Comment by wk_end
I think (at least part of) the reason why React has been so successful is that is scales so well: it's actually a relatively simple tool that works well for small problems. Pair it with a Vite template or something and you can be up-and-running in minutes. But it continues working pretty well as your app gets bigger, too.
But where React fails is actually in more complex scenarios. Prop drilling becomes tedious or intractable, so now we have all these different ways to manage state (Context, Redux, MobX, Recoil, Zustand, Jotai...). Your re-rendering gets slow, so now you need to start sprinkling React.memo() all over the place and adding reselect (or re-reselect!) queries and restructuring or denormalizing your store data, but then it turns out some of your props are objects that are regenerating each render cycle, so you need to memoize those too, and you end up on a wild goose chase there. Or your engineers were sloppy and accidentally put some side-effects into your components, so you've got subtle bugs you're not sure how to fix.

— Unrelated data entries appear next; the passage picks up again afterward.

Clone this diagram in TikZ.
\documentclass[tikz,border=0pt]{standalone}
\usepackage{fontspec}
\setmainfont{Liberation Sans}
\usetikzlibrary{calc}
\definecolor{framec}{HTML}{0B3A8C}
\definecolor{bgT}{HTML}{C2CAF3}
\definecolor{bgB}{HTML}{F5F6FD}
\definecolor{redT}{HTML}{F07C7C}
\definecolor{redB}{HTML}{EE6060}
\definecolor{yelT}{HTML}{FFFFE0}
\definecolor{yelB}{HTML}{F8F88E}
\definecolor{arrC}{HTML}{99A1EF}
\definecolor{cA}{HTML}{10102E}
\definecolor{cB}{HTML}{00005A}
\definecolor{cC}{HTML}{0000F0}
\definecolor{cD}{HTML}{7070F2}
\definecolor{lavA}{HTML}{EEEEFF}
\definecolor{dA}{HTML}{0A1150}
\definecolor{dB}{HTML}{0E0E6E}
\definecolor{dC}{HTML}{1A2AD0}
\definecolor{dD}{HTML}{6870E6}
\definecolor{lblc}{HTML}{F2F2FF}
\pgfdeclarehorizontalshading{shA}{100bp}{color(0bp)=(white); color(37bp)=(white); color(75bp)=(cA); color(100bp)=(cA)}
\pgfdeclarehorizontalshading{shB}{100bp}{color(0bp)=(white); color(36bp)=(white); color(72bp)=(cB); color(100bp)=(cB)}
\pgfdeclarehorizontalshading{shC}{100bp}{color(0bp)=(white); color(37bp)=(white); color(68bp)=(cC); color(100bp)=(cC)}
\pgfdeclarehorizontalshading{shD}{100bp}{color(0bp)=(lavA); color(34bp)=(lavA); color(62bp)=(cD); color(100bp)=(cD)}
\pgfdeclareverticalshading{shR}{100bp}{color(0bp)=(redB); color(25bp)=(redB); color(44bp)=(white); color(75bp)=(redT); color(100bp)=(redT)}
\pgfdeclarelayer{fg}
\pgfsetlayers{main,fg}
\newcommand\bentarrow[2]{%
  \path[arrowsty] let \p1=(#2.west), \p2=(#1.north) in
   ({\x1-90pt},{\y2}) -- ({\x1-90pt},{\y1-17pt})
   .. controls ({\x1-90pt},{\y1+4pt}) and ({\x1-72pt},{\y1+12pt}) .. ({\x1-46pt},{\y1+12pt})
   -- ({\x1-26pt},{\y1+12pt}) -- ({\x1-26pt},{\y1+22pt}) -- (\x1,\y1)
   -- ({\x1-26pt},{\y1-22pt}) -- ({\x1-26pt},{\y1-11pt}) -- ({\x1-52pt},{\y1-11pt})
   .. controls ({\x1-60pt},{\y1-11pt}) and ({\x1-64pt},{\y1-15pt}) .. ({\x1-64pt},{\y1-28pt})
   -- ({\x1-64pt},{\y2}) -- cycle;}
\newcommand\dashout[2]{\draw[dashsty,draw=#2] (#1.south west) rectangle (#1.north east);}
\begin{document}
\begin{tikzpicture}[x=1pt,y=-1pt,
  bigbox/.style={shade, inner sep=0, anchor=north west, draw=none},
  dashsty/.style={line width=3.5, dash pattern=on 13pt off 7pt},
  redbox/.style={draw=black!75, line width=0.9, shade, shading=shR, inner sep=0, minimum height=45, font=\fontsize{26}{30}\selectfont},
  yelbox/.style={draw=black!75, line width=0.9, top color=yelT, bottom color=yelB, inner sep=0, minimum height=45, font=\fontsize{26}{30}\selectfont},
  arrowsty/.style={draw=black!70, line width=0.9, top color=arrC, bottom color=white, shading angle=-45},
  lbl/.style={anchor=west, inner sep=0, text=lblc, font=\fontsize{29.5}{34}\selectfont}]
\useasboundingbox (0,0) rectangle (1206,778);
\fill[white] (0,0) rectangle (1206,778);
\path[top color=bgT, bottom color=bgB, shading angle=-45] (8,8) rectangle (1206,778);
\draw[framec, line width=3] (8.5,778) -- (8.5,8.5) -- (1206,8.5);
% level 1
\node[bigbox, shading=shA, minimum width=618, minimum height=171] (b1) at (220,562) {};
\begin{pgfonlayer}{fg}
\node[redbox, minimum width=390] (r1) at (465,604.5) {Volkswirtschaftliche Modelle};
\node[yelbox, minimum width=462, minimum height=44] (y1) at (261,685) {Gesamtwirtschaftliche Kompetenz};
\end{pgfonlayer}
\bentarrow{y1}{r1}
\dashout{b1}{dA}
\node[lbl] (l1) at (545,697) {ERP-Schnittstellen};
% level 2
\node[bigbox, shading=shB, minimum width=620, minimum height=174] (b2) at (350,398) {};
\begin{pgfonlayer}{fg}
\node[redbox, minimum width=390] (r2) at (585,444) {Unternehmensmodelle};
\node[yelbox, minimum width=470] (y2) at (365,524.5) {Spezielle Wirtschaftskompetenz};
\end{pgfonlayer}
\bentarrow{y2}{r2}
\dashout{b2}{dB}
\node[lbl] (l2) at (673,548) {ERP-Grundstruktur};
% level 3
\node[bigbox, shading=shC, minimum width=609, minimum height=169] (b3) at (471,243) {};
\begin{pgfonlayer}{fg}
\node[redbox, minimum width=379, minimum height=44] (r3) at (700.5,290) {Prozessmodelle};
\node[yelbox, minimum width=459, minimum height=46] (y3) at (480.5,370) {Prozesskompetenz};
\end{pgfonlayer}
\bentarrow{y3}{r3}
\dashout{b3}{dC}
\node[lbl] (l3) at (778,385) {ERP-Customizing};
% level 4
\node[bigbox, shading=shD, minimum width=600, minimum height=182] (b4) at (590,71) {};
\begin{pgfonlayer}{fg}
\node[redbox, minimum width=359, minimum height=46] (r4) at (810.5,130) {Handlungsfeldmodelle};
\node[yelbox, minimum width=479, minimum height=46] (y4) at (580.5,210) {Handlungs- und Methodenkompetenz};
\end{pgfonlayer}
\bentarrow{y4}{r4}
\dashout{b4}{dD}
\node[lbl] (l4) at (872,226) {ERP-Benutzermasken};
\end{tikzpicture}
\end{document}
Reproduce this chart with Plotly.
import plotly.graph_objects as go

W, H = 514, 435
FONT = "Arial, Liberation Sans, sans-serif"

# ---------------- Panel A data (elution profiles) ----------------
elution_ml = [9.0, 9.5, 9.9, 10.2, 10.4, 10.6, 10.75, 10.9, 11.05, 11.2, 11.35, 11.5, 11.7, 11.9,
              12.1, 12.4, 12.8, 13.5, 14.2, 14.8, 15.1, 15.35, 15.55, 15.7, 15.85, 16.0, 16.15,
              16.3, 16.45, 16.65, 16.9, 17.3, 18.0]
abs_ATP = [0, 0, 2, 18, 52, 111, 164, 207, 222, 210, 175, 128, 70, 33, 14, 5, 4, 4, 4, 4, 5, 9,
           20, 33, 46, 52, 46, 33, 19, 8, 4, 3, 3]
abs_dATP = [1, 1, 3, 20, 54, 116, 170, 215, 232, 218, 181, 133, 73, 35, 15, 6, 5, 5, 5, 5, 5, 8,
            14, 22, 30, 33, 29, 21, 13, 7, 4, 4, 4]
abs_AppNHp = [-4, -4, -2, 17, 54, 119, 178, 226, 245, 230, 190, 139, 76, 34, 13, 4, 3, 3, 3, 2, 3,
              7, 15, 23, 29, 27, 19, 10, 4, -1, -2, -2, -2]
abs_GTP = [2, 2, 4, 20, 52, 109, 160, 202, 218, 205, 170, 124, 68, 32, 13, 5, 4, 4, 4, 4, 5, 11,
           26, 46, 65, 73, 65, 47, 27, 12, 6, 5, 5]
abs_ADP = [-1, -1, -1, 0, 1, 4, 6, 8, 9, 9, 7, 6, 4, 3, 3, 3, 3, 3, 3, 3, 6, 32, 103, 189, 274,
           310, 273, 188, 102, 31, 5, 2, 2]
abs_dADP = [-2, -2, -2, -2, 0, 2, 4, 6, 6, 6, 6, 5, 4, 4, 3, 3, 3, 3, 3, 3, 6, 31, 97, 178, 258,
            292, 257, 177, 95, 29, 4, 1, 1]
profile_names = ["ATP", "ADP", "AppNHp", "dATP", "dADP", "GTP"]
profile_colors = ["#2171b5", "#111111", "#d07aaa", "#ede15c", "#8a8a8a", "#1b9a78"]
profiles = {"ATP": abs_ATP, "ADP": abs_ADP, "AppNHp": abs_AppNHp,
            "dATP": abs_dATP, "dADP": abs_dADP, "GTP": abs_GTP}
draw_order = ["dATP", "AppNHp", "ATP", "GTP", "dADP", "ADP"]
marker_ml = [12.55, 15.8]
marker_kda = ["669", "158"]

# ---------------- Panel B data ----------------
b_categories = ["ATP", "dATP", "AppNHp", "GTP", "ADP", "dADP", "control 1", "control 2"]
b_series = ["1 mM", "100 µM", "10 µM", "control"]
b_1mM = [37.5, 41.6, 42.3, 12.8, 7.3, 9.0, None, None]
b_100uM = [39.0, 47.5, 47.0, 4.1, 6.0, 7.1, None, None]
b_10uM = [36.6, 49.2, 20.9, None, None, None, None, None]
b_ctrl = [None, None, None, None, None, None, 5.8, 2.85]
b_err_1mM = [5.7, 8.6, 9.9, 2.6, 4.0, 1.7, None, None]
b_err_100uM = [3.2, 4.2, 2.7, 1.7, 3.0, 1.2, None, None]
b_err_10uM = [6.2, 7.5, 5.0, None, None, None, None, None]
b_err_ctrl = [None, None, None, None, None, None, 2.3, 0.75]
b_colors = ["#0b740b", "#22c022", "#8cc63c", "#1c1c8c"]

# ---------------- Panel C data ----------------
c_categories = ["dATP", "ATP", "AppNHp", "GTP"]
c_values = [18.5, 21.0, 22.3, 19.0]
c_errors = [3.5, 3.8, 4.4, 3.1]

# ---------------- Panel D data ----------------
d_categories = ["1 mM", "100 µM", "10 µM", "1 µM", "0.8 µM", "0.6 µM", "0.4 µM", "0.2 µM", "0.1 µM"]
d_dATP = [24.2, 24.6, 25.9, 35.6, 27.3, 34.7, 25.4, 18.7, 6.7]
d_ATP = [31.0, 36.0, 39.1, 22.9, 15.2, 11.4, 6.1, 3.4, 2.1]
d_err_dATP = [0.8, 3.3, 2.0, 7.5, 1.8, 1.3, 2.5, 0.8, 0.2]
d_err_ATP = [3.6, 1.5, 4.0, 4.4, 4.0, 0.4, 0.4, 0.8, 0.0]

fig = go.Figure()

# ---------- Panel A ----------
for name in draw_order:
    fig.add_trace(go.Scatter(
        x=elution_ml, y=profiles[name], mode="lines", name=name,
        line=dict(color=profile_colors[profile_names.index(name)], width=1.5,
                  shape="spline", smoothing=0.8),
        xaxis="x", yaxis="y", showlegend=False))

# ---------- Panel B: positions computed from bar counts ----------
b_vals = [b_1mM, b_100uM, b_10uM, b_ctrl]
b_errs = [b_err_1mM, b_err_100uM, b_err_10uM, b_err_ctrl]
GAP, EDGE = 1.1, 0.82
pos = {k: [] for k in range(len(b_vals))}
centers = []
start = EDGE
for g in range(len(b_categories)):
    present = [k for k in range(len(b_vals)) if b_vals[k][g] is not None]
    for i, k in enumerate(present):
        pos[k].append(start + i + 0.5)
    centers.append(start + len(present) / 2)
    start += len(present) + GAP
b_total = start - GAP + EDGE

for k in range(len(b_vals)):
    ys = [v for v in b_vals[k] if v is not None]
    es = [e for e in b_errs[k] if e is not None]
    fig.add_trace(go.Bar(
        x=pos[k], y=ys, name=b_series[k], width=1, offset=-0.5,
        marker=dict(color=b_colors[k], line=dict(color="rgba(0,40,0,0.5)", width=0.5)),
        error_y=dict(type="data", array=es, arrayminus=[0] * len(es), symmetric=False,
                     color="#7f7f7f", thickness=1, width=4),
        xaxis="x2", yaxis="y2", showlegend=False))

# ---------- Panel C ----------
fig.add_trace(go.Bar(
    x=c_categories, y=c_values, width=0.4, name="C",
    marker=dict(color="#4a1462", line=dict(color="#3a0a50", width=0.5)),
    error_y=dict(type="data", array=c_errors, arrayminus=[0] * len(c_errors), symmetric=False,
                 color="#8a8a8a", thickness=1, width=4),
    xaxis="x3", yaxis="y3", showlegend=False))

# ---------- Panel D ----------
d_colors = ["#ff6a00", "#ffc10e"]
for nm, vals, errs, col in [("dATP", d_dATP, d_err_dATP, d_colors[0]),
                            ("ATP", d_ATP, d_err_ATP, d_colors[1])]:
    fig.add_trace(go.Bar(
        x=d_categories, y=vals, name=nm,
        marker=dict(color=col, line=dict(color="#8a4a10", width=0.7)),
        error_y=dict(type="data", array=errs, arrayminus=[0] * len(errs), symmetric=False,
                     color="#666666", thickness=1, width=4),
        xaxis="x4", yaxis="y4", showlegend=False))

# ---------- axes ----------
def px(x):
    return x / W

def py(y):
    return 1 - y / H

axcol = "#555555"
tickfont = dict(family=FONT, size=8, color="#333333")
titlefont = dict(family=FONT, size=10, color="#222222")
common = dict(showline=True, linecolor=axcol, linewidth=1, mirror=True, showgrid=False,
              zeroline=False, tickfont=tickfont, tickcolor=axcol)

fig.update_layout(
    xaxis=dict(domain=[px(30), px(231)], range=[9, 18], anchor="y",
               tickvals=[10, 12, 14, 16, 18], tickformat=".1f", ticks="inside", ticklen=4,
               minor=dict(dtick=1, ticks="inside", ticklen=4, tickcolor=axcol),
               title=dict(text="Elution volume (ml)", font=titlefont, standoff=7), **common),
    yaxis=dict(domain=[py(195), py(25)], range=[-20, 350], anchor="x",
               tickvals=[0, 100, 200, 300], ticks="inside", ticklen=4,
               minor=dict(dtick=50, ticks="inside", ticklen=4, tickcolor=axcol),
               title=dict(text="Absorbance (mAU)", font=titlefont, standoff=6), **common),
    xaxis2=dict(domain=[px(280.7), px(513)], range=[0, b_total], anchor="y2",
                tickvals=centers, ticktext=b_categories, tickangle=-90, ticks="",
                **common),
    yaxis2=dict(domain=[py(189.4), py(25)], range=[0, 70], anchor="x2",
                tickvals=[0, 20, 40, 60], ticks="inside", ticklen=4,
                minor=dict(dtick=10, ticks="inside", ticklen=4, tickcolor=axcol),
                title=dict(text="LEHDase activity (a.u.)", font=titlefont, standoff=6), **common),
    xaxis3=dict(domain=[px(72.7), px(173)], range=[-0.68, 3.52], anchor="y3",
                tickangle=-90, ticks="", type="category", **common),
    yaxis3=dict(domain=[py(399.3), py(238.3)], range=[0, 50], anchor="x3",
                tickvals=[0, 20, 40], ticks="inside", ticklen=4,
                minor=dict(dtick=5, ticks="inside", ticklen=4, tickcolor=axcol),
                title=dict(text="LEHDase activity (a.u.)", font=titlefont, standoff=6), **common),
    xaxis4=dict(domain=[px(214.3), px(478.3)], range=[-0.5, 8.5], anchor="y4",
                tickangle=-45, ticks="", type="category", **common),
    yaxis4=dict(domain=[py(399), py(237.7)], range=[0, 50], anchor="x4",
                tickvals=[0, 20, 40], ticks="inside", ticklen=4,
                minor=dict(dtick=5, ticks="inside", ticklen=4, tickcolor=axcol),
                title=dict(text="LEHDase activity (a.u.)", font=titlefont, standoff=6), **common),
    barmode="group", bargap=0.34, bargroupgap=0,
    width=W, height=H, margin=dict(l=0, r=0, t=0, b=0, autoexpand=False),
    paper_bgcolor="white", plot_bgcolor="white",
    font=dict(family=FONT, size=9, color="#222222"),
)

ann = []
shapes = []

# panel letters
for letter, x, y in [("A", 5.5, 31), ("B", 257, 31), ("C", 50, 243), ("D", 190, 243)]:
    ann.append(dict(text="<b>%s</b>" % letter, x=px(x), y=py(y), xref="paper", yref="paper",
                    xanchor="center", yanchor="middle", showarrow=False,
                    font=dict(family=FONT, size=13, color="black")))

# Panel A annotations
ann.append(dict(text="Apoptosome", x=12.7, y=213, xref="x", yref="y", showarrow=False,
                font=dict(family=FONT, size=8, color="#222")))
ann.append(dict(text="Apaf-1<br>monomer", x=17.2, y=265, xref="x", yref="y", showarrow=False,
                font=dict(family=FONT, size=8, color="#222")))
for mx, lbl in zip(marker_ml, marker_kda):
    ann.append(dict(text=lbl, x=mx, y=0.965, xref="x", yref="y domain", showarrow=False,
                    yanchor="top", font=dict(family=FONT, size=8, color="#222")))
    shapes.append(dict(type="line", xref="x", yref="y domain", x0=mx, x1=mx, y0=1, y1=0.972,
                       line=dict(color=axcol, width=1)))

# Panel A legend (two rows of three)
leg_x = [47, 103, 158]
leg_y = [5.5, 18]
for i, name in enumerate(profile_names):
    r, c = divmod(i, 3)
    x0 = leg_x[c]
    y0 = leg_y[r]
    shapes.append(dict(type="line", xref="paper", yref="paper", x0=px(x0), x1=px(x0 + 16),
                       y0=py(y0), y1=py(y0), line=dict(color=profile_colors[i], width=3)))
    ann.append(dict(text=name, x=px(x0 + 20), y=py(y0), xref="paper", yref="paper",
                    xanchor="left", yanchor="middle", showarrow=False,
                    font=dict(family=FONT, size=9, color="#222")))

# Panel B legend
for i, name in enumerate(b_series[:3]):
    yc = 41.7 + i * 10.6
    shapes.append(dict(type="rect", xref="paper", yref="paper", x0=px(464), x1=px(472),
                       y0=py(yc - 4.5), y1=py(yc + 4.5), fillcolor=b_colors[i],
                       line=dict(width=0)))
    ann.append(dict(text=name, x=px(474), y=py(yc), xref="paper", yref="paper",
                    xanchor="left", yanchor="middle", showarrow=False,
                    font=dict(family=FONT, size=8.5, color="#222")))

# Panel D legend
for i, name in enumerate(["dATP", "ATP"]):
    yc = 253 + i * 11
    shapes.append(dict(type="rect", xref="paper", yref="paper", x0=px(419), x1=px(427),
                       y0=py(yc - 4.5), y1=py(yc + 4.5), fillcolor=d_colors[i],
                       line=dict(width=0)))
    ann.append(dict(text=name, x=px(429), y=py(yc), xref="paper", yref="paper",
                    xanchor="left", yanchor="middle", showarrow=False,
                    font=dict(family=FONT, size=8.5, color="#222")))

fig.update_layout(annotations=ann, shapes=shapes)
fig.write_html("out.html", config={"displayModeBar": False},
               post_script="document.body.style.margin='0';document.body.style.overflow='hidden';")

And there's a lot of complexity or even unanswered questions around things like robustly fetching data your component needs, and maybe React Router answers them but then you end up down a whole other rabbit hole, especially when a new version of React Router comes out and breaks everything.
I think React can be approached a little like JavaScript at this point: just use the good parts!
In my case that means using it as a rendering library and component composer, but not for managing state or side-effects.